LBC’s Iain Dale: ITV’s Vicious is an ‘abortion of a comedy’ and Brian Sewell is right to pan it
LBC radio presenter and gay political commentator Iain Dale says ITV’s new gay sitcom Vicious is an “abortion of a comedy” and has praised Brian Sewell’s withering critique of the show.
Writing in the London Evening Standard on Tuesday, art critic Brian Sewell described Vicious as “a spiteful parody that could not have been nastier had it been devised and written by a malevolent and recriminatory heterosexual.”
Sewell, who in 2011 complained of there being too many LGBT characters in British soaps, added: “Vicious, in reviving all the old exaggerated jokes, the posturing, the determination to be heard, may well revive the pernicious prejudices against the faggot and the poof so long familiar to men of my generation. Remember the three teenagers who kicked a man to death in Trafalgar Square.”
Vicious sees Sir Ian McKellen and Sir Derek Jacobi play Freddie and Stuart, a bickering gay couple who have been together for 50 years.
“How actors like Derek Jacobi and Ian McKellen can bring themselves to appear in it is quite beyond me,” Iain Dale wrote on his LBC blog. “It plays up to every gay stereotype that has ever been invented and listening to the dire repartee almost turned me into a homophobe.”
Dale continued: “As Brian Sewell points out most older gay men spend their dotage living quite ordinary lives devoid of the kind of homo-cattery so prevalent in ‘Vicious’”.
“How did this programme get commissioned in the first place? How on earth did it get past the ITV commissioning editors? Were they so desperate to prove their pro-gay credentials that they just took the first thing that was offered them? It seems like it.”
Referencing American comedy show The New Normal, which features prominent gay characters, Dale continued: “They should have looked across the Atlantic to America if they want to show a gay comedy that is both genuinely funny and imparts a subliminal message – that hey, gay people are really just like straight people.”
“I refer, of course to E4’s brilliant sitcom The New Normal, which I have written about before. It’s about two gay guys who want to have a child.”

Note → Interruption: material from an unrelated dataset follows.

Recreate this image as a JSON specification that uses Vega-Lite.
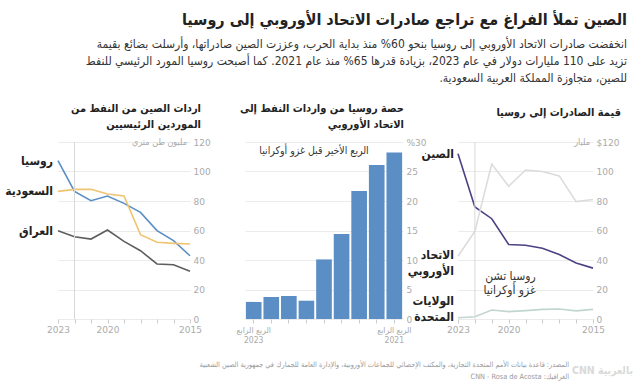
{
  "$schema": "https://vega.github.io/schema/vega-lite/v6.json",
  "background": "white",
  "padding": {"top": 12, "left": 5, "right": 5, "bottom": 2},
  "config": {
    "font": "DejaVu Sans Condensed",
    "view": {"stroke": null},
    "axis": {"labelFont": "DejaVu Sans", "labelColor": "#aaaaaa", "labelFontSize": 9, "title": null, "domain": false, "gridColor": "#ebebeb", "tickColor": "#cccccc", "labelOverlap": false, "labelFlush": false}
  },
  "title": {
    "text": "الصين تملأ الفراغ مع تراجع صادرات الاتحاد الأوروبي إلى روسيا",
    "subtitle": [
      "انخفضت صادرات الاتحاد الأوروبي إلى روسيا بنحو 60% منذ بداية الحرب، وعززت الصين صادراتها، وأرسلت بضائع بقيمة",
      "تزيد على 110 مليارات دولار في عام 2023، بزيادة قدرها 65% منذ عام 2021. كما أصبحت روسيا المورد الرئيسي للنفط",
      "للصين، متجاوزة المملكة العربية السعودية.\u200f"
    ],
    "anchor": "end",
    "font": "DejaVu Sans Condensed",
    "fontSize": 16,
    "fontWeight": "bold",
    "color": "#222222",
    "subtitleFont": "DejaVu Sans Condensed",
    "subtitleFontSize": 12,
    "subtitleColor": "#333333",
    "subtitleLineHeight": 17,
    "subtitlePadding": 11,
    "offset": 19,
    "dx": -6
  },
  "vconcat": [
    {
      "title": {
        "text": "CNN بالعربية",
        "orient": "bottom",
        "anchor": "end",
        "font": "DejaVu Sans Condensed",
        "fontSize": 10.5,
        "fontWeight": "bold",
        "color": "#d9d9d9",
        "offset": 0,
        "dy": -14,
        "dx": 12
      },
      "vconcat": [
        {
          "bounds": "flush",
          "spacing": 55,
          "resolve": {"scale": {"color": "independent"}},
          "title": {
            "text": [
              "المصدر: قاعدة بيانات الأمم المتحدة التجارية، والمكتب الإحصائي للجماعات الأوروبية، والإدارة العامة للجمارك في جمهورية الصين الشعبية",
              "CNN - Rosa de Acosta :الغرافيك"
            ],
            "orient": "bottom",
            "anchor": "end",
            "font": "DejaVu Sans Condensed",
            "fontSize": 7.3,
            "fontWeight": "normal",
            "color": "#999999",
            "lineHeight": 12,
            "offset": 17,
            "dx": -52
          },
          "hconcat": [
            {
              "width": 132,
              "height": 177,
              "title": {"text": ["اردات الصين من النفط من", "الموردين الرئيسيين"], "anchor": "end", "frame": "group", "fontSize": 11, "fontWeight": "bold", "color": "#222222", "lineHeight": 16, "offset": 8, "dx": 11},
              "data": {"values": [
                {"year": 2015, "country": "روسيا", "value": 42.9},
                {"year": 2016, "country": "روسيا", "value": 53.1},
                {"year": 2017, "country": "روسيا", "value": 59.9},
                {"year": 2018, "country": "روسيا", "value": 72.3},
                {"year": 2019, "country": "روسيا", "value": 78.4},
                {"year": 2020, "country": "روسيا", "value": 83.4},
                {"year": 2021, "country": "روسيا", "value": 80.2},
                {"year": 2022, "country": "روسيا", "value": 86.5},
                {"year": 2023, "country": "روسيا", "value": 107.3},
                {"year": 2015, "country": "السعودية", "value": 50.8},
                {"year": 2016, "country": "السعودية", "value": 51.3},
                {"year": 2017, "country": "السعودية", "value": 52.0},
                {"year": 2018, "country": "السعودية", "value": 57.2},
                {"year": 2019, "country": "السعودية", "value": 83.4},
                {"year": 2020, "country": "السعودية", "value": 84.7},
                {"year": 2021, "country": "السعودية", "value": 87.9},
                {"year": 2022, "country": "السعودية", "value": 87.9},
                {"year": 2023, "country": "السعودية", "value": 86.5},
                {"year": 2015, "country": "العراق", "value": 32.3},
                {"year": 2016, "country": "العراق", "value": 36.8},
                {"year": 2017, "country": "العراق", "value": 37.3},
                {"year": 2018, "country": "العراق", "value": 46.3},
                {"year": 2019, "country": "العراق", "value": 52.6},
                {"year": 2020, "country": "العراق", "value": 60.3},
                {"year": 2021, "country": "العراق", "value": 54.2},
                {"year": 2022, "country": "العراق", "value": 55.8},
                {"year": 2023, "country": "العراق", "value": 59.9}
              ]},
              "layer": [
                {
                  "mark": {"type": "line", "strokeWidth": 1.6},
                  "encoding": {
                    "x": {"field": "year", "type": "quantitative", "scale": {"domain": [2015, 2023], "reverse": true, "nice": false, "zero": false},
                      "axis": {"values": [2015, 2016, 2017, 2018, 2019, 2020, 2021, 2022, 2023], "tickCount": 20, "format": "d", "labelExpr": "(datum.value == 2015 || datum.value == 2020 || datum.value == 2023) ? datum.label : ''", "grid": false, "ticks": true, "tickSize": 4, "labelPadding": 2, "labelOverlap": false, "labelFlush": false}},
                    "y": {"field": "value", "type": "quantitative", "scale": {"domain": [0, 120], "nice": false},
                      "axis": {"orient": "right", "values": [0, 20, 40, 60, 80, 100, 120], "tickCount": 20, "grid": true, "ticks": false, "labelAlign": "left", "labelBaseline": "middle", "labelPadding": 3, "labelOverlap": false}},
                    "color": {"field": "country", "type": "nominal", "legend": null,
                      "scale": {"domain": ["روسيا", "السعودية", "العراق"], "range": ["#5b8ec4", "#f0c470", "#5e5e5e"]}}
                  }
                },
                {
                  "data": {"values": [{"year": 2022}]},
                  "mark": {"type": "rule", "color": "#d9d9d9", "strokeWidth": 1},
                  "encoding": {"x": {"field": "year", "type": "quantitative"}}
                },
                {
                  "data": {"values": [{"year": 2015, "value": 120, "unit": "مليون طن متري"}]},
                  "mark": {"type": "text", "align": "right", "baseline": "middle", "dx": -3, "fontSize": 9, "color": "#aaaaaa"},
                  "encoding": {"x": {"field": "year", "type": "quantitative"}, "y": {"field": "value", "type": "quantitative"}, "text": {"field": "unit"}}
                },
                {
                  "transform": [{"filter": "datum.year == 2023"}],
                  "mark": {"type": "text", "align": "right", "baseline": "middle", "dx": -5, "fontSize": 12, "fontWeight": "bold", "color": "#222222"},
                  "encoding": {"x": {"field": "year", "type": "quantitative"}, "y": {"field": "value", "type": "quantitative"}, "text": {"field": "country"}}
                }
              ]
            },
            {
              "width": 158,
              "height": 177,
              "title": {"text": ["حصة روسيا من واردات النفط إلى", "الاتحاد الأوروبي"], "anchor": "end", "frame": "group", "fontSize": 11, "fontWeight": "bold", "color": "#222222", "lineHeight": 16, "offset": 8, "dx": 1},
              "data": {"values": [
                {"quarter": "2021Q4", "share": 28.2},
                {"quarter": "2022Q1", "share": 26.1},
                {"quarter": "2022Q2", "share": 21.7},
                {"quarter": "2022Q3", "share": 14.4},
                {"quarter": "2022Q4", "share": 10.1},
                {"quarter": "2023Q1", "share": 3.1},
                {"quarter": "2023Q2", "share": 3.9},
                {"quarter": "2023Q3", "share": 3.75},
                {"quarter": "2023Q4", "share": 2.9}
              ]},
              "layer": [
                {
                  "mark": {"type": "bar", "color": "#5b8ec4"},
                  "encoding": {
                    "x": {"field": "quarter", "type": "ordinal", "scale": {"reverse": true, "paddingInner": 0.11, "paddingOuter": 0.05},
                      "axis": {"labelExpr": "datum.value == '2023Q4' ? ['الربع الرابع', '2023'] : (datum.value == '2021Q4' ? ['الربع الرابع', '2021'] : '')", "labelAngle": 0, "labelFont": "DejaVu Sans Condensed", "labelFontSize": 8.5, "ticks": true, "tickSize": 4, "labelPadding": 2, "labelLineHeight": 10, "grid": false, "labelOverlap": false}},
                    "y": {"field": "share", "type": "quantitative", "scale": {"domain": [0, 30], "nice": false},
                      "axis": {"orient": "right", "values": [0, 5, 10, 15, 20, 25, 30], "tickCount": 20, "labelExpr": "datum.value == 30 ? '%30' : datum.label", "grid": true, "ticks": false, "labelAlign": "left", "labelBaseline": "middle", "labelPadding": 3, "labelOverlap": false}}
                  }
                },
                {
                  "data": {"values": [{"quarter": "2022Q1", "share": 28.4, "note": "الربع الأخير قبل غزو أوكرانيا"}]},
                  "mark": {"type": "text", "align": "right", "baseline": "middle", "dx": -8, "fontSize": 10.5, "color": "#333333"},
                  "encoding": {"x": {"field": "quarter", "type": "ordinal"}, "y": {"field": "share", "type": "quantitative"}, "text": {"field": "note"}}
                }
              ]
            },
            {
              "width": 135,
              "height": 177,
              "title": {"text": "قيمة الصادرات إلى روسيا", "anchor": "end", "frame": "group", "fontSize": 11, "fontWeight": "bold", "color": "#222222", "offset": 20, "dx": 28},
              "data": {"values": [
                {"year": 2015, "region": "الصين", "value": 34.5},
                {"year": 2016, "region": "الصين", "value": 38},
                {"year": 2017, "region": "الصين", "value": 43.7},
                {"year": 2018, "region": "الصين", "value": 48},
                {"year": 2019, "region": "الصين", "value": 50},
                {"year": 2020, "region": "الصين", "value": 50.5},
                {"year": 2021, "region": "الصين", "value": 68},
                {"year": 2022, "region": "الصين", "value": 76},
                {"year": 2023, "region": "الصين", "value": 112},
                {"year": 2015, "region": "الاتحاد الأوروبي", "value": 81},
                {"year": 2016, "region": "الاتحاد الأوروبي", "value": 79.6},
                {"year": 2017, "region": "الاتحاد الأوروبي", "value": 97},
                {"year": 2018, "region": "الاتحاد الأوروبي", "value": 100},
                {"year": 2019, "region": "الاتحاد الأوروبي", "value": 101},
                {"year": 2020, "region": "الاتحاد الأوروبي", "value": 90},
                {"year": 2021, "region": "الاتحاد الأوروبي", "value": 105},
                {"year": 2022, "region": "الاتحاد الأوروبي", "value": 59.6},
                {"year": 2023, "region": "الاتحاد الأوروبي", "value": 42.5},
                {"year": 2015, "region": "الولايات المتحدة", "value": 6.5},
                {"year": 2016, "region": "الولايات المتحدة", "value": 5.5},
                {"year": 2017, "region": "الولايات المتحدة", "value": 6.8},
                {"year": 2018, "region": "الولايات المتحدة", "value": 6.5},
                {"year": 2019, "region": "الولايات المتحدة", "value": 5.7},
                {"year": 2020, "region": "الولايات المتحدة", "value": 5},
                {"year": 2021, "region": "الولايات المتحدة", "value": 6.1},
                {"year": 2022, "region": "الولايات المتحدة", "value": 1.5},
                {"year": 2023, "region": "الولايات المتحدة", "value": 0.8}
              ]},
              "layer": [
                {
                  "mark": {"type": "line", "strokeWidth": 1.6},
                  "encoding": {
                    "x": {"field": "year", "type": "quantitative", "scale": {"domain": [2015, 2023], "reverse": true, "nice": false, "zero": false},
                      "axis": {"values": [2015, 2016, 2017, 2018, 2019, 2020, 2021, 2022, 2023], "tickCount": 20, "format": "d", "labelExpr": "(datum.value == 2015 || datum.value == 2020 || datum.value == 2023) ? datum.label : ''", "grid": false, "ticks": true, "tickSize": 4, "labelPadding": 2, "labelOverlap": false, "labelFlush": false}},
                    "y": {"field": "value", "type": "quantitative", "scale": {"domain": [0, 120], "nice": false},
                      "axis": {"orient": "right", "values": [0, 20, 40, 60, 80, 100, 120], "tickCount": 20, "labelExpr": "datum.value == 120 ? '$120' : datum.label", "grid": true, "ticks": false, "labelAlign": "left", "labelBaseline": "middle", "labelPadding": 3, "labelOverlap": false}},
                    "color": {"field": "region", "type": "nominal", "legend": null,
                      "scale": {"domain": ["الصين", "الاتحاد الأوروبي", "الولايات المتحدة"], "range": ["#4b4184", "#dcdcdc", "#c2d6d1"]}}
                  }
                },
                {
                  "data": {"values": [{"year": 2022}]},
                  "mark": {"type": "rule", "color": "#d9d9d9", "strokeWidth": 1},
                  "encoding": {"x": {"field": "year", "type": "quantitative"}}
                },
                {
                  "data": {"values": [{"year": 2015, "value": 120, "unit": "مليار"}]},
                  "mark": {"type": "text", "align": "right", "baseline": "middle", "dx": -3, "fontSize": 9, "color": "#aaaaaa"},
                  "encoding": {"x": {"field": "year", "type": "quantitative"}, "y": {"field": "value", "type": "quantitative"}, "text": {"field": "unit"}}
                },
                {
                  "data": {"values": [{"year": 2018.4, "value": 29.2, "note": "روسيا تشن|غزو أوكرانيا"}]},
                  "mark": {"type": "text", "align": "right", "baseline": "middle", "fontSize": 12, "color": "#333333", "lineBreak": "|", "lineHeight": 14},
                  "encoding": {"x": {"field": "year", "type": "quantitative"}, "y": {"field": "value", "type": "quantitative"}, "text": {"field": "note"}}
                },
                {
                  "transform": [{"filter": "datum.year == 2023 && datum.region == 'الصين'"}],
                  "mark": {"type": "text", "align": "right", "baseline": "middle", "dx": -4, "fontSize": 12, "fontWeight": "bold", "color": "#222222"},
                  "encoding": {"x": {"field": "year", "type": "quantitative"}, "y": {"field": "value", "type": "quantitative"}, "text": {"field": "region"}}
                },
                {
                  "transform": [{"filter": "datum.year == 2023 && datum.region == 'الاتحاد الأوروبي'"}],
                  "mark": {"type": "text", "align": "right", "baseline": "middle", "dx": -4, "dy": -1, "fontSize": 12, "fontWeight": "bold", "color": "#222222", "lineBreak": " ", "lineHeight": 16},
                  "encoding": {"x": {"field": "year", "type": "quantitative"}, "y": {"field": "value", "type": "quantitative"}, "text": {"field": "region"}}
                },
                {
                  "transform": [{"filter": "datum.year == 2023 && datum.region == 'الولايات المتحدة'"}],
                  "mark": {"type": "text", "align": "right", "baseline": "middle", "dx": -4, "dy": -17, "fontSize": 12, "fontWeight": "bold", "color": "#222222", "lineBreak": " ", "lineHeight": 16},
                  "encoding": {"x": {"field": "year", "type": "quantitative"}, "y": {"field": "value", "type": "quantitative"}, "text": {"field": "region"}}
                }
              ]
            }
          ]
        }
      ]
    }
  ]
}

Dale added: “There’s no buttock clenchingly embarrassing moments. There’s no ‘yuckiness’. It’s a programme you can watch with your mother and not be embarrassed. Whereas with ‘Vicious’ the only place to watch it is alone in a darkened room (No, not THAT sort of dark room!)”
Along with Dale and Sewell, several TV commentators have panned Vicious, although the Mirror’s Jane Simon remains impressed with the show.
Reviewing Monday night’s second episode, she wrote: “Hearing Sir Ian McKellen gleefully call Sir Derek Jacobi ‘a cheating slut’ is a joke we’re not going to get tired of for ages. And that’s one of the less vicious insults being hurled about in episode two of our favourite new sitcom.”